Pub Date: Feb. 15th, 1983
Publisher: Morrow

Love thine enemies. Which one of the Patriarchs thought that up? . . . the only way you get enemies is by having people say they love you."" In this pungent, slashing first novel, set in rural Mississippi, Hill--whose acidulous, yet achingly acute regional recognitions remind one of Mary Lee Settle's West Virginia home-journeys--probes the tenderest hurts and guilts, the rage at childhood ties which still bind and lacerate. Jeannine Lewis, wife of Des Moines company-man Larry (""mine to maintain till death do us part.
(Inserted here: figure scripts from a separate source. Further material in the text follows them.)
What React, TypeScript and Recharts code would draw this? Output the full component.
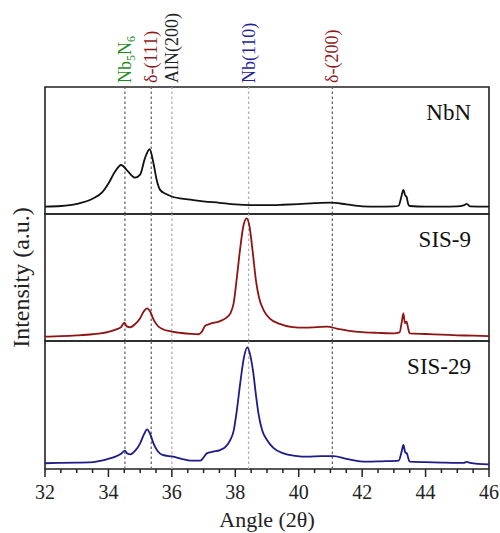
import React from 'react';
import { LineChart, Line, XAxis, YAxis, ReferenceLine, ReferenceArea } from 'recharts';

// XRD patterns (intensity scaled 0..100 per panel)
const nbnAngle = [32.0, 32.5, 33.0, 33.5, 33.8, 34.0, 34.2, 34.4, 34.6, 34.84, 35.0, 35.15, 35.3, 35.42, 35.52, 35.63, 35.8, 36.0, 36.5, 37.0, 37.5, 38.0, 38.5, 39.0, 39.5, 40.0, 40.5, 41.0, 41.5, 42.0, 42.5, 43.0, 43.15, 43.24, 43.3, 43.36, 43.4, 43.45, 43.5, 44.0, 44.5, 45.0, 45.2, 45.3, 45.4, 46.0];
const nbnIntensity = [5.8, 6.3, 8, 12, 17, 24, 33, 38.6, 34, 28.6, 31, 43.8, 51, 40, 27, 19, 16, 13.8, 11.5, 10, 8.8, 7.5, 7, 7, 7.3, 7.8, 8.5, 8.9, 7.6, 6, 5.8, 6, 6.5, 14, 19, 14.5, 13.6, 8, 6.3, 5.8, 5.8, 6, 6.8, 7.9, 6, 5.8];

const sis9Angle = [32.0, 32.5, 33.0, 33.5, 33.8, 34.0, 34.25, 34.4, 34.5, 34.58, 34.68, 34.85, 35.0, 35.12, 35.22, 35.32, 35.42, 35.55, 35.7, 36.0, 36.3, 36.6, 36.85, 36.95, 37.05, 37.2, 37.5, 37.7, 37.85, 37.95, 38.05, 38.15, 38.25, 38.36, 38.45, 38.55, 38.65, 38.75, 38.9, 39.1, 39.4, 39.8, 40.2, 40.6, 40.9, 41.2, 41.6, 42.0, 42.5, 43.0, 43.18, 43.25, 43.3, 43.35, 43.4, 43.45, 43.5, 44.0, 44.5, 45.0, 45.5, 46.0];
const sis9Intensity = [3.4, 3.8, 4.4, 5.3, 6.2, 7.2, 9.2, 11, 14.4, 11.5, 10.8, 13.5, 18, 23.5, 25.7, 23, 17, 12, 9.5, 7.4, 6.3, 5.6, 5.3, 7.5, 12, 13.5, 15.5, 18, 22, 30, 50, 72, 90, 96.6, 90, 70, 48, 34, 24, 17.5, 13.5, 11, 10.5, 11, 11.3, 9.8, 8, 7, 6.4, 6, 6.8, 15, 21.8, 14, 15.2, 10, 6, 5.5, 5, 4.5, 4.2, 3.9];

const sis29Angle = [32.0, 32.5, 33.0, 33.4, 33.7, 33.95, 34.2, 34.4, 34.52, 34.6, 34.7, 34.85, 35.0, 35.12, 35.22, 35.32, 35.42, 35.55, 35.7, 36.05, 36.3, 36.6, 36.9, 37.0, 37.1, 37.3, 37.52, 37.7, 37.84, 37.95, 38.05, 38.15, 38.28, 38.38, 38.48, 38.57, 38.65, 38.73, 38.85, 39.0, 39.2, 39.52, 39.9, 40.26, 40.7, 41.1, 41.5, 42.15, 42.6, 43.15, 43.25, 43.3, 43.36, 43.41, 43.46, 43.5, 44.0, 44.5, 45.0, 45.2, 45.3, 45.4, 46.0];
const sis29Intensity = [4.5, 4.8, 5, 5.2, 6.2, 7.6, 9.5, 12, 14.3, 12, 11.5, 14.5, 20, 27, 31, 27, 20, 14, 11, 9.6, 8, 6.5, 6.5, 9, 12.2, 13.5, 14.8, 17.5, 22.6, 30, 46, 66, 88, 95, 88, 74.7, 58, 43.5, 30, 22.6, 16.5, 12.2, 10.3, 9.6, 10, 10.1, 8, 5.7, 6, 6.5, 14, 18.75, 13, 12.2, 8, 5.7, 5.3, 5, 4.8, 4.8, 5.5, 4.8, 3.6];

// phase markers
const refAngles = [34.52, 35.35, 36.0, 38.42, 41.06];
const refNames = ['Nb5N6', 'δ-(111)', 'AlN(200)', 'Nb(110)', 'δ-(200)'];

const majorTicks = [32, 34, 36, 38, 40, 42, 44, 46];
const allTicks = [32, 32.5, 33, 33.5, 34, 34.5, 35, 35.5, 36, 36.5, 37, 37.5, 38, 38.5, 39, 39.5, 40, 40.5, 41, 41.5, 42, 42.5, 43, 43.5, 44, 44.5, 45, 45.5, 46];

const FONT = 'Liberation Serif, Times New Roman, serif';
const serif = { fontFamily: FONT };
const refLineColors = ['#666', '#666', '#b0b0b0', '#b0b0b0', '#666'];
const refTextColors = ['#1e8c1e', '#8e1c1c', '#222', '#23239a', '#8e1c1c'];

const zip = (xs: number[], ys: number[]) => xs.map((a, i) => ({ angle: a, y: ys[i] }));

function PhaseLabel({ viewBox, index }: any) {
  const x = viewBox.x + 6;
  const y = viewBox.y - 4;
  const name = refNames[index];
  return (
    <text x={x} y={y} transform={`rotate(-90, ${x}, ${y})`} style={serif} fontSize={18} fill={refTextColors[index]}>
      {name === 'Nb5N6' ? (
        <>
          Nb<tspan fontSize={12} dy={4}>5</tspan>
          <tspan dy={-4}>N</tspan>
          <tspan fontSize={12} dy={4}>6</tspan>
        </>
      ) : name}
    </text>
  );
}

function AngleTick({ x, y, payload }: any) {
  const major = majorTicks.includes(payload.value);
  return (
    <g>
      <line x1={x} x2={x} y1={y} y2={y + (major ? 8 : 4)} stroke="#222" strokeWidth={1.5} />
      {major && (
        <text x={x} y={y + 30} textAnchor="middle" style={serif} fontSize={20} fill="#222">
          {payload.value}
        </text>
      )}
    </g>
  );
}

interface PanelProps {
  data: { angle: number; y: number }[];
  color: string;
  name: string;
  top: number;
  height: number;
  margin: { top: number; right: number; bottom: number; left: number };
  showLabels?: boolean;
  showAxis?: boolean;
  yLabel?: boolean;
}

function Panel({ data, color, name, top, height, margin, showLabels, showAxis, yLabel }: PanelProps) {
  return (
    <div style={{ position: 'absolute', left: 0, top }}>
      <LineChart width={500} height={height} data={data} margin={margin}>
        <XAxis
          dataKey="angle"
          type="number"
          domain={[32, 46]}
          ticks={allTicks}
          interval={0}
          hide={!showAxis}
          height={64}
          axisLine={false}
          tickLine={false}
          tickSize={0}
          tickMargin={0}
          tick={<AngleTick />}
          label={{
            content: ({ viewBox }: any) => (
              <text x={viewBox.x + viewBox.width / 2} y={viewBox.y + 58} textAnchor="middle" style={serif} fontSize={22} fill="#222">
                Angle (2θ)
              </text>
            ),
          }}
        />
        <YAxis
          type="number"
          domain={[0, 100]}
          width={45}
          hide={!yLabel}
          tick={false}
          axisLine={false}
          tickLine={false}
          label={{
            content: ({ viewBox }: any) => {
              const cy = viewBox.y + viewBox.height / 2;
              return (
                <text x={29} y={cy} transform={`rotate(-90, 29, ${cy})`} textAnchor="middle" style={serif} fontSize={24} fill="#222">
                  Intensity (a.u.)
                </text>
              );
            },
          }}
        />
        {refAngles.map((a, i) => (
          <ReferenceLine
            key={a}
            x={a}
            stroke={refLineColors[i]}
            strokeWidth={1.3}
            strokeDasharray="2.5 2.5"
            label={showLabels ? <PhaseLabel index={i} /> : undefined}
          />
        ))}
        <Line type="monotone" dataKey="y" stroke={color} strokeWidth={1.8} dot={false} isAnimationActive={false} />
        <ReferenceArea
          x1={32}
          x2={46}
          y1={0}
          y2={100}
          fill="none"
          stroke="#222"
          strokeWidth={1.6}
          label={{
            content: ({ viewBox }: any) => (
              <text x={viewBox.x + viewBox.width - 18} y={viewBox.y + 33} textAnchor="end" style={serif} fontSize={23} fill="#111">
                {name}
              </text>
            ),
          }}
        />
      </LineChart>
    </div>
  );
}

export default function App() {
  return (
    <div style={{ position: 'absolute', left: 0, top: 0, width: 500, height: 533, background: '#fff' }}>
      <style>{'.recharts-surface { overflow: visible; }'}</style>
      <Panel data={zip(nbnAngle, nbnIntensity)} color="#111" name="NbN" top={0} height={216}
        margin={{ top: 87, right: 11, bottom: 2, left: 45 }} showLabels />
      <Panel data={zip(sis9Angle, sis9Intensity)} color="#8e1414" name="SIS-9" top={212} height={131}
        margin={{ top: 2, right: 11, bottom: 2, left: 0 }} yLabel />
      <Panel data={zip(sis29Angle, sis29Intensity)} color="#1c1c8a" name="SIS-29" top={339} height={194}
        margin={{ top: 2, right: 11, bottom: 0, left: 45 }} showAxis />
    </div>
  );
}
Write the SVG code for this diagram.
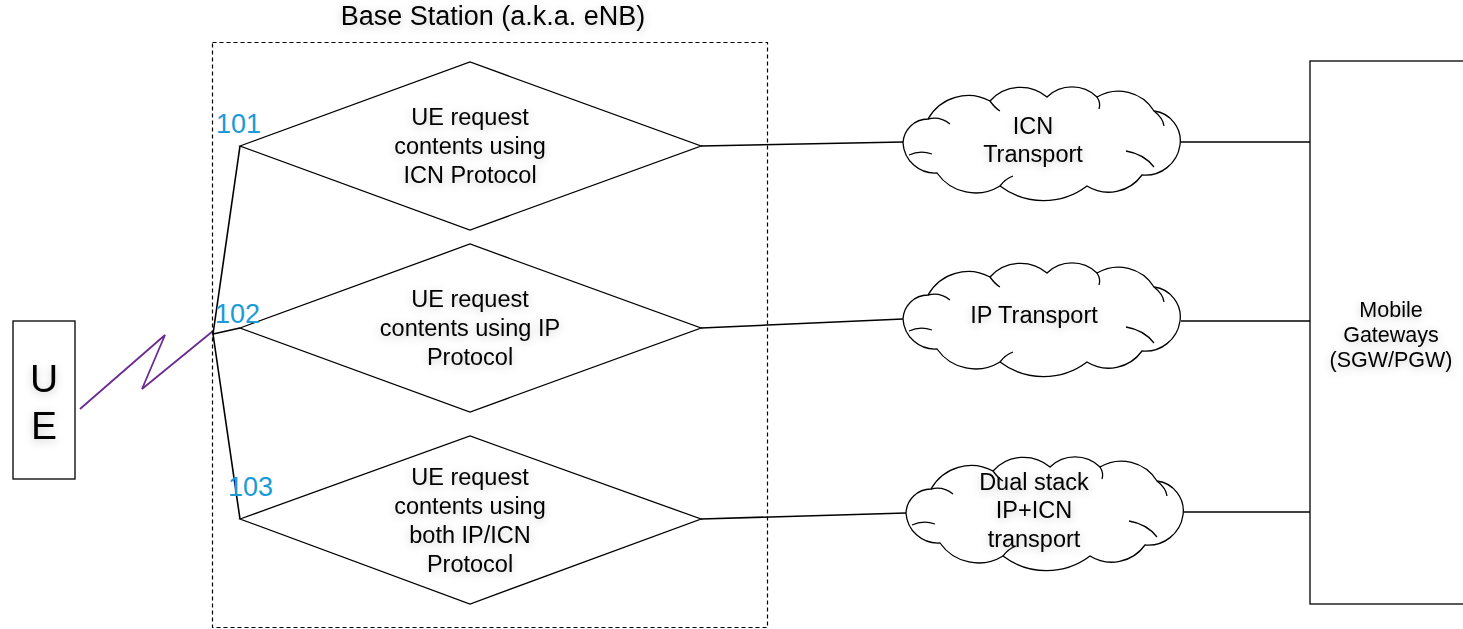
<svg xmlns="http://www.w3.org/2000/svg" xmlns:xlink="http://www.w3.org/1999/xlink" width="1463" height="629" viewBox="0 0 1463 629">
  <style>
    .bg { fill: #ffffff; }
    .shape { fill: #ffffff; stroke: #000000; stroke-width: 1.3; }
    .frame { fill: none; stroke: #000000; stroke-width: 1.2; stroke-dasharray: 4 3; }
    .wire { fill: none; stroke: #000000; stroke-width: 1.6; }
    .radio { fill: none; stroke: #6b2c91; stroke-width: 1.8; stroke-linejoin: miter; }
    .hook { fill: none; stroke: #000000; stroke-width: 1.3; }
    .txt { font-family: "Liberation Sans", Arial, sans-serif; fill: #000000; text-anchor: middle; filter: url(#halo); }
    .t22 { font-size: 23.5px; }
    .t21 { font-size: 21.5px; }
    .title { font-size: 27px; }
    .ue { font-size: 39px; }
    .num { font-family: "Liberation Sans", Arial, sans-serif; font-size: 27px; fill: #1a9bd7; }
  </style>
  <defs>
    <!-- soft grey glow behind labels -->
    <filter id="halo" x="-20%" y="-50%" width="140%" height="200%">
      <feGaussianBlur in="SourceAlpha" stdDeviation="4" result="blur"/>
      <feOffset in="blur" dx="0" dy="2" result="off"/>
      <feFlood flood-color="#000000" flood-opacity="0.22"/>
      <feComposite in2="off" operator="in"/>
      <feMerge>
        <feMergeNode/>
        <feMergeNode in="SourceGraphic"/>
      </feMerge>
    </filter>
    <!-- cloud outline centred on (0,0) -->
    <g id="cloud">
      <path class="shape" d="M -139,0
        A 25 25 0 0 1 -114,-24
        A 46 46 0 0 1 -52,-42
        A 41 41 0 0 1 5,-46
        A 36 36 0 0 1 55,-46
        A 42 42 0 0 1 112,-32
        A 30 30 0 0 1 138,2
        A 35 35 0 0 1 100,32
        A 41 41 0 0 1 45,43
        A 72 72 0 0 1 -42,43
        A 47 47 0 0 1 -105,30
        A 32 32 0 0 1 -139,0 Z"/>
      <path class="hook" d="M -114,-24 Q -102,-27 -92,-19"/>
      <path class="hook" d="M -52,-42 Q -47,-35 -42,-32"/>
      <path class="hook" d="M 55,-46 Q 59,-40 57,-34"/>
      <path class="hook" d="M 112,-32 Q 121,-25 122,-17"/>
      <path class="hook" d="M 112,24 Q 102,11 84,8"/>
      <path class="hook" d="M -42,43 Q -37,36 -29,33"/>
      <path class="hook" d="M -133,12 Q -122,7 -110,11"/>
    </g>
  </defs>

  <rect class="bg" x="0" y="0" width="1463" height="629"/>

  <!-- connectors -->
  <g id="connectors">
    <polyline class="radio" points="80,409 165,335 142,389 213,331"/>
    <line class="wire" x1="213" y1="334" x2="240" y2="146"/>
    <line class="wire" x1="213" y1="334" x2="240" y2="328"/>
    <line class="wire" x1="213" y1="334" x2="240" y2="519"/>
    <line class="wire" x1="701" y1="146" x2="903" y2="142"/>
    <line class="wire" x1="1181" y1="142" x2="1310" y2="142"/>
    <line class="wire" x1="701" y1="328" x2="903" y2="319"/>
    <line class="wire" x1="1181" y1="321" x2="1310" y2="321"/>
    <line class="wire" x1="701" y1="519" x2="906" y2="513"/>
    <line class="wire" x1="1184" y1="512" x2="1310" y2="512"/>
  </g>

  <!-- base station container -->
  <g id="base-station">
    <rect class="frame" x="212.5" y="42.5" width="555" height="585"/>
    <text class="txt title" x="493" y="25">Base Station (a.k.a. eNB)</text>
  </g>

  <!-- user equipment -->
  <g id="ue">
    <rect class="shape" x="13" y="321" width="62" height="158"/>
    <text class="txt ue" x="44" y="392">U</text>
    <text class="txt ue" x="44" y="439">E</text>
  </g>

  <!-- request types -->
  <g id="req-icn">
    <polygon class="shape" points="240,146 470,62 701,146 470,230"/>
    <text class="txt t22" x="470" y="125">UE request</text>
    <text class="txt t22" x="470" y="154">contents using</text>
    <text class="txt t22" x="470" y="183">ICN Protocol</text>
    <text class="num" x="216" y="133">101</text>
  </g>
  <g id="req-ip">
    <polygon class="shape" points="240,328 470,244 701,328 470,412"/>
    <text class="txt t22" x="470" y="307">UE request</text>
    <text class="txt t22" x="470" y="336">contents using IP</text>
    <text class="txt t22" x="470" y="365">Protocol</text>
    <text class="num" x="215" y="323">102</text>
  </g>
  <g id="req-dual">
    <polygon class="shape" points="240,519 470,436 701,519 470,604"/>
    <text class="txt t22" x="470" y="485">UE request</text>
    <text class="txt t22" x="470" y="514">contents using</text>
    <text class="txt t22" x="470" y="543">both IP/ICN</text>
    <text class="txt t22" x="470" y="572">Protocol</text>
    <text class="num" x="228" y="496">103</text>
  </g>

  <!-- transport clouds -->
  <g id="icn-transport">
    <use xlink:href="#cloud" transform="translate(1042,143)"/>
    <text class="txt t22" x="1033" y="134">ICN</text>
    <text class="txt t22" x="1033" y="162">Transport</text>
  </g>
  <g id="ip-transport">
    <use xlink:href="#cloud" transform="translate(1042,319)"/>
    <text class="txt t22" x="1034" y="323">IP Transport</text>
  </g>
  <g id="dual-transport">
    <use xlink:href="#cloud" transform="translate(1045,513)"/>
    <text class="txt t22" x="1034" y="490">Dual stack</text>
    <text class="txt t22" x="1034" y="518">IP+ICN</text>
    <text class="txt t22" x="1034" y="547">transport</text>
  </g>

  <!-- core gateways -->
  <g id="gateways">
    <rect class="shape" x="1310" y="61" width="170" height="543"/>
    <text class="txt t21" x="1391" y="317">Mobile</text>
    <text class="txt t21" x="1391" y="342">Gateways</text>
    <text class="txt t21" x="1391" y="367">(SGW/PGW)</text>
  </g>
</svg>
Parts and services"") and mother of five-year-old Laura, has returned to her Mississippi home to visit widowed mother Melvinia--and to break the news that she may leave Larry. ""I took pains not to marry my father,"" says Jeannine; she chose gentle Larry instead of someone like father Sumhall--who drank, beat his wife and kids. But now Melvinia has promoted Sumhall to sainthood--and wishes Jeannine were more like childhood friend Carrie Dean: submissive wife, sacrificial mother, a staple of the church choir. So Jeannine visits Carrie, finding her a serf to her cheating husband and callous mother-in-law. She also drinks with razzle-dazzle ""dee-vor-cee"" Drew, who throws out (in her trash dialect) a beady-eyed distinction between men-for-sex and meal tickets. And, through days of flapping kinfolk, sour gossip, a dance-and-drink lounge, a cousinly pass, false tears, and real anger, Jeannine ponders everything from the subliminal violence in church-preaching to parents to the chess-game of the sexes: ""The queen's job is not to live, but to maintain at all costs defenses within which the king takes his measured step."" Her conclusion? Beware of slim, unintimidating men like Larry, with ""long open-handed arms that advertise no weapons. . . . They will give up nothing."" Thanks to a marvelous ear for speech and an eye for a landscape of huddled tribal statements, Hill stares down a nest of deadly inter-relationships until they're reduced to the shards, the indissoluble shards, of love. A fine first novel--with local recognitions as heaped and eye-smarting as an overflowing ashtray--from a promising new talent.